* begin Records shown *

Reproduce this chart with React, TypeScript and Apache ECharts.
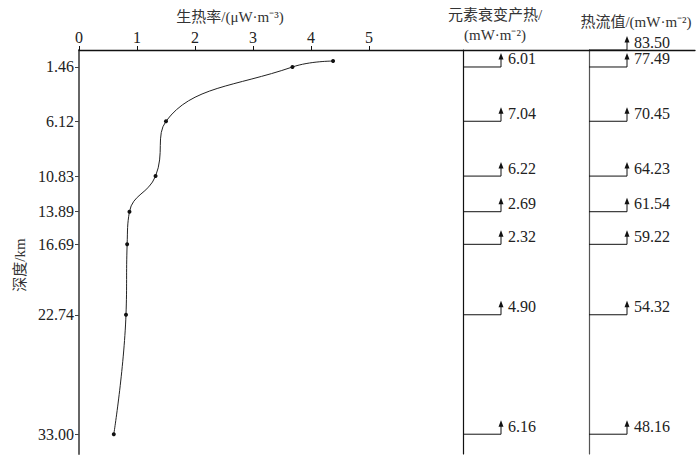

* end Records shown *
* begin Records shown *

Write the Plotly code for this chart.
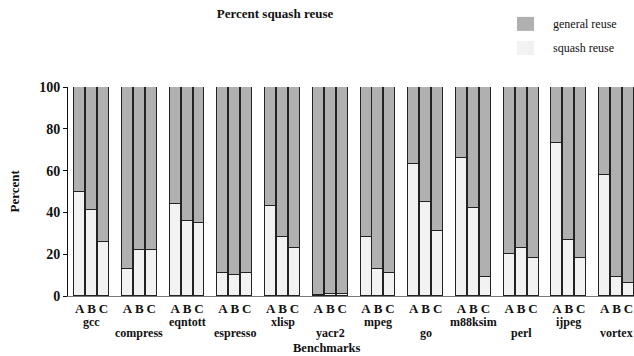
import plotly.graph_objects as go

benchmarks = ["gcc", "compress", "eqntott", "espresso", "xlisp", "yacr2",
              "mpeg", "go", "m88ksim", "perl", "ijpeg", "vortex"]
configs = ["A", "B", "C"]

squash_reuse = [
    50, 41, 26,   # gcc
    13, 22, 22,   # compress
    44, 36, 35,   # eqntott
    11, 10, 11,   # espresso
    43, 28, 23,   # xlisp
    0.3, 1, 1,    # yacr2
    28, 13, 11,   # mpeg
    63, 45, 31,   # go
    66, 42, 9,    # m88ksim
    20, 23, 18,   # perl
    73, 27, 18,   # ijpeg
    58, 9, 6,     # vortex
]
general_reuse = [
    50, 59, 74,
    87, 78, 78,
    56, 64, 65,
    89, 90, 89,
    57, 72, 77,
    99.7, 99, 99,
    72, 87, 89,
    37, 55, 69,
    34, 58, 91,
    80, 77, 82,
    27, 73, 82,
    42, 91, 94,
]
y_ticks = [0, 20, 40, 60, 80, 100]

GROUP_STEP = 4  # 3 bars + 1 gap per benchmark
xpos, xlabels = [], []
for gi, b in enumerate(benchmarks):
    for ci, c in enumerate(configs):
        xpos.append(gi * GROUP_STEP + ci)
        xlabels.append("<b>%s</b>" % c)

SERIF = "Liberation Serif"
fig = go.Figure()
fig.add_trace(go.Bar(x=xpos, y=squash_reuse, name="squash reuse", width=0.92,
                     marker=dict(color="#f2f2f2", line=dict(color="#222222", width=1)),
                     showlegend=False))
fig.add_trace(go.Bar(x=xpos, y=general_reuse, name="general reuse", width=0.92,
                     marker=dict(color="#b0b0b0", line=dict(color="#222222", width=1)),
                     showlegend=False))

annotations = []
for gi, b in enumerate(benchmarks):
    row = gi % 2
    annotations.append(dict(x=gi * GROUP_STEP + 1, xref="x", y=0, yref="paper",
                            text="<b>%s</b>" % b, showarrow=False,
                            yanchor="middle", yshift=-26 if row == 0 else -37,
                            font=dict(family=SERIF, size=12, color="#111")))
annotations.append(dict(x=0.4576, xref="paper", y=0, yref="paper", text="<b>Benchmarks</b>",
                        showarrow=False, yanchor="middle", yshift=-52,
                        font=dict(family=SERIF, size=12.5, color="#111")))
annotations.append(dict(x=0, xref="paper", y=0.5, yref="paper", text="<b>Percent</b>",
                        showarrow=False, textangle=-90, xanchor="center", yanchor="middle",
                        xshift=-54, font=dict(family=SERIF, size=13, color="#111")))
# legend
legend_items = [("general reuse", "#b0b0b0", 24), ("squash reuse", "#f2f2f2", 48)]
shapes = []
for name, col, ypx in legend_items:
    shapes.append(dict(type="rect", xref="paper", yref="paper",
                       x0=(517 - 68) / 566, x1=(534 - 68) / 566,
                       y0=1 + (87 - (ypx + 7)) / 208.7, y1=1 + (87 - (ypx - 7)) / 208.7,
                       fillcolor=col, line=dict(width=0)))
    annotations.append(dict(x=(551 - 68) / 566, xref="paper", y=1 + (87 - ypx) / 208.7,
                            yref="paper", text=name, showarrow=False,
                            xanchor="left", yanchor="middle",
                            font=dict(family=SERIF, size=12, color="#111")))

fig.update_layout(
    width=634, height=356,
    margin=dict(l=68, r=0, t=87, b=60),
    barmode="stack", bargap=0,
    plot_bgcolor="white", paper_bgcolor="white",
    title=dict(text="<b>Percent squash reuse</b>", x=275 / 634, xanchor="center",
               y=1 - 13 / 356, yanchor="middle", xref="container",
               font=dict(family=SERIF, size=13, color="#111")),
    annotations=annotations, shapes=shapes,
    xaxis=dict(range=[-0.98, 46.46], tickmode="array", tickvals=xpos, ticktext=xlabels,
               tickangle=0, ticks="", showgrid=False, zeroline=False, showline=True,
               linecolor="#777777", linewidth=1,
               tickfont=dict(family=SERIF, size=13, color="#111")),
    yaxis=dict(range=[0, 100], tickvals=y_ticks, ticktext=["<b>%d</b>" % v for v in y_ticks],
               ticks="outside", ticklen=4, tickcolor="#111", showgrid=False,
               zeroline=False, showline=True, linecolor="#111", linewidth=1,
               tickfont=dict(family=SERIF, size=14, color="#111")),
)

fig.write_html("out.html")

* end Records shown *

Required task:
List every line above that holds the word "this".

Output:
Reproduce this chart with React, TypeScript and Apache ECharts.
Write the Plotly code for this chart.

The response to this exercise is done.